Lord knows, Jesus, that I haven't asked you for anything before. So you know this isn't going to turn into a regular thing where I'm bugging you every week asking for a lucky scratch and win ticket or begging you to make sure my car doesn't run out of gas before I get home.
I also know that you work in mysterious ways. Sometimes you let innocent believers die in a hurricane. Sometimes you let crooked preachers become millionaires. Your works are hard to understand and that's been well-documented, so let's not tread old boards.
Furthermore, I know you're not really keen on these quid pro quo agreements. When you were alive in a humanly fashion, people would always ask you to perform various magic tricks and you always refused. People either had to accept you or not. I grok that. It makes sense to me.
But I'm desperate here, Jesus. Yes, I know you're probably sick of that line by now, but I'm so desperate that I can't really think of an original entreaty. So here goes. I need you to tune out all of the other pleas for just a second and make sure you roger this one loud and clear.
Jesus, I need you to make sure the New England Patriots don't win the Super Bowl. You can have them lose this week, you can have them lose in the Super Bowl. I don't want to get bogged down in the details. At this point, I only care about the results.
From what I hear, you're big into American sports and you have a hand in deciding most games. How you pick one team over the other, I really don't know. At this point, I honestly don't care. I don't even care how you make the Patriots lose. If you want to be sneaky about it, have Tom Brady get into a car accident tomorrow and break his leg. If you want to be obvious about it, continually knock Brady's passes out of the sky and into the arms of defenders. It's up to you, Jesus. You're the power broker here and I won't tell you how to do your job.

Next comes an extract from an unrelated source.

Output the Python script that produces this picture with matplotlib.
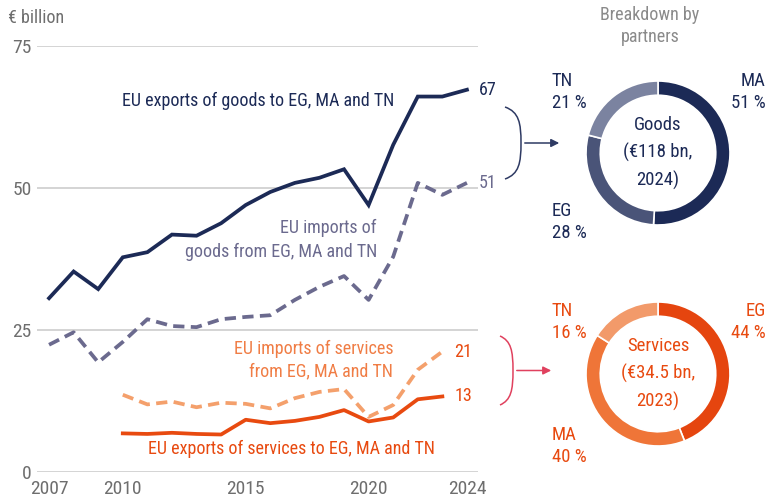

The Chargers, Packers and Giants are all laden with Christians. They hate playing on Sundays. Tom Brady had a bastard child out of wedlock. I even think the Patriots have some Jews on their team. Koppen, that's Jewish, right? Hochstein is for sure. That sounds like a pawn shop in Jerusalem. And Bill Belichick believes only in his own abilities. He is also an adulterer and because the woman that he stole is named Sharon Shenocca from New Jersey, she is probably Catholic. She most likely married her ex-husband Vincent in a Catholic church. In your house, under a wooden recreation of your crucified body. Bill Belichick proceeded to pee on the holy union you yourself approved.
I need you, Jesus! I'm down on my knees here! (You know I'm not, but whatever) I'm sure right now you're thinking, "Why in Christ should I help this joker?" Well, Jesus, I have as silver tongue as persuasive as Lucifer himself. Most people say you shouldn't talk politics or religion because you can't change a person's mind. But Jesus, trust me, I am so glib that I am constantly talking people out of religion. I personally have driven 15 people away from the church in my day, solely with the power of my words. If you make the Patriots lose, I promise to stop doing this.
But if you don't want to reward me, that's fine. I understand. So how about just punishing Patriots fans instead? These are maybe the most unbearable people in the entire country. When their teams lose, it's the greatest tragedy in American sports history. When their teams win, they're underrated and suffer from a lack of respect. Even though Tom Brady became the first active player to do the coin flip at Super Bowl XL, nobody respects him. Hardly any sportswriters or talking heads ever talk about how good Brady and the Patriots are.
These are terrible people, Jesus, and they need to be smote. They write articles about their team that even Chinese state media censors would reject as too over the top.
Please, Jesus, please. Stick it up their collective asses. Just this one time! I'm begging you, Jesus!